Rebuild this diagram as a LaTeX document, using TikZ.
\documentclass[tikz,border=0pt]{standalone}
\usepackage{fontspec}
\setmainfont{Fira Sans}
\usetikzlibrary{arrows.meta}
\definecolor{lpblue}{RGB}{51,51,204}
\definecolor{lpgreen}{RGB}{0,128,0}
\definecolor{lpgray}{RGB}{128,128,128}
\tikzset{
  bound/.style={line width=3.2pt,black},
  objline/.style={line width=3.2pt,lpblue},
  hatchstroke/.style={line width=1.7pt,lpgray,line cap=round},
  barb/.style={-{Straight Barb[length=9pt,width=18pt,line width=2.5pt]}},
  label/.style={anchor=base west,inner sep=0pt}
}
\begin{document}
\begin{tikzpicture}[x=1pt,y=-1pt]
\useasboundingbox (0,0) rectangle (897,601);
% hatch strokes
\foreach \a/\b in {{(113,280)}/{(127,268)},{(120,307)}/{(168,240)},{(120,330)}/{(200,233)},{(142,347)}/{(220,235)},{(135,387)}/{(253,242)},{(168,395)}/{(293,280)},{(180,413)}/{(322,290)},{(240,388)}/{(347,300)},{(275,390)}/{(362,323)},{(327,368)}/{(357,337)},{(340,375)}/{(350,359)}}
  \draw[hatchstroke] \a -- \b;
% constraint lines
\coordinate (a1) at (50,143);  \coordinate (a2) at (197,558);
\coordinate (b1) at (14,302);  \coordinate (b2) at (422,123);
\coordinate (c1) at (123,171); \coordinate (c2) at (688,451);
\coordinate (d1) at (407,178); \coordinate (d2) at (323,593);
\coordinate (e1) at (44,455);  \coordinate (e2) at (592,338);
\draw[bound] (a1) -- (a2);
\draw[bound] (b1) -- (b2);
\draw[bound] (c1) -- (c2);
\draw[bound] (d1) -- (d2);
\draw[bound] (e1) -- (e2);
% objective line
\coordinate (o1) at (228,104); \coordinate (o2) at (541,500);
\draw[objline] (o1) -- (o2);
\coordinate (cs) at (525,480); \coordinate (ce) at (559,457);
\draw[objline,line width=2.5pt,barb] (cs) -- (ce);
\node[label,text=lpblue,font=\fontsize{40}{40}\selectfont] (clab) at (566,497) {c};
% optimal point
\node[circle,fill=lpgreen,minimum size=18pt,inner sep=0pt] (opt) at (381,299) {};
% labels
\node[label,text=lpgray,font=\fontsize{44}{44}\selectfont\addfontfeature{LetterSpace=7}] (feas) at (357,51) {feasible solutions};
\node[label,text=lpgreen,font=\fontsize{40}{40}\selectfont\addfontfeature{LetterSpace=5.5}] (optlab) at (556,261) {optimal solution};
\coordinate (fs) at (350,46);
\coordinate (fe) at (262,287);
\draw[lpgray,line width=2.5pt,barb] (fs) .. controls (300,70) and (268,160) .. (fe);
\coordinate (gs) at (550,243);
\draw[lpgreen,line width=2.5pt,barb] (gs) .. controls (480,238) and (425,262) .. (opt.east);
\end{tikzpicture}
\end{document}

→ THE EXERCISE
Quote the listing in full, please, keeping every line exact.

→ COMPLETED EXERCISE
Rebuild this diagram as a LaTeX document, using TikZ.
\documentclass[tikz,border=0pt]{standalone}
\usepackage{fontspec}
\setmainfont{Fira Sans}
\usetikzlibrary{arrows.meta}
\definecolor{lpblue}{RGB}{51,51,204}
\definecolor{lpgreen}{RGB}{0,128,0}
\definecolor{lpgray}{RGB}{128,128,128}
\tikzset{
  bound/.style={line width=3.2pt,black},
  objline/.style={line width=3.2pt,lpblue},
  hatchstroke/.style={line width=1.7pt,lpgray,line cap=round},
  barb/.style={-{Straight Barb[length=9pt,width=18pt,line width=2.5pt]}},
  label/.style={anchor=base west,inner sep=0pt}
}
\begin{document}
\begin{tikzpicture}[x=1pt,y=-1pt]
\useasboundingbox (0,0) rectangle (897,601);
% hatch strokes
\foreach \a/\b in {{(113,280)}/{(127,268)},{(120,307)}/{(168,240)},{(120,330)}/{(200,233)},{(142,347)}/{(220,235)},{(135,387)}/{(253,242)},{(168,395)}/{(293,280)},{(180,413)}/{(322,290)},{(240,388)}/{(347,300)},{(275,390)}/{(362,323)},{(327,368)}/{(357,337)},{(340,375)}/{(350,359)}}
  \draw[hatchstroke] \a -- \b;
% constraint lines
\coordinate (a1) at (50,143);  \coordinate (a2) at (197,558);
\coordinate (b1) at (14,302);  \coordinate (b2) at (422,123);
\coordinate (c1) at (123,171); \coordinate (c2) at (688,451);
\coordinate (d1) at (407,178); \coordinate (d2) at (323,593);
\coordinate (e1) at (44,455);  \coordinate (e2) at (592,338);
\draw[bound] (a1) -- (a2);
\draw[bound] (b1) -- (b2);
\draw[bound] (c1) -- (c2);
\draw[bound] (d1) -- (d2);
\draw[bound] (e1) -- (e2);
% objective line
\coordinate (o1) at (228,104); \coordinate (o2) at (541,500);
\draw[objline] (o1) -- (o2);
\coordinate (cs) at (525,480); \coordinate (ce) at (559,457);
\draw[objline,line width=2.5pt,barb] (cs) -- (ce);
\node[label,text=lpblue,font=\fontsize{40}{40}\selectfont] (clab) at (566,497) {c};
% optimal point
\node[circle,fill=lpgreen,minimum size=18pt,inner sep=0pt] (opt) at (381,299) {};
% labels
\node[label,text=lpgray,font=\fontsize{44}{44}\selectfont\addfontfeature{LetterSpace=7}] (feas) at (357,51) {feasible solutions};
\node[label,text=lpgreen,font=\fontsize{40}{40}\selectfont\addfontfeature{LetterSpace=5.5}] (optlab) at (556,261) {optimal solution};
\coordinate (fs) at (350,46);
\coordinate (fe) at (262,287);
\draw[lpgray,line width=2.5pt,barb] (fs) .. controls (300,70) and (268,160) .. (fe);
\coordinate (gs) at (550,243);
\draw[lpgreen,line width=2.5pt,barb] (gs) .. controls (480,238) and (425,262) .. (opt.east);
\end{tikzpicture}
\end{document}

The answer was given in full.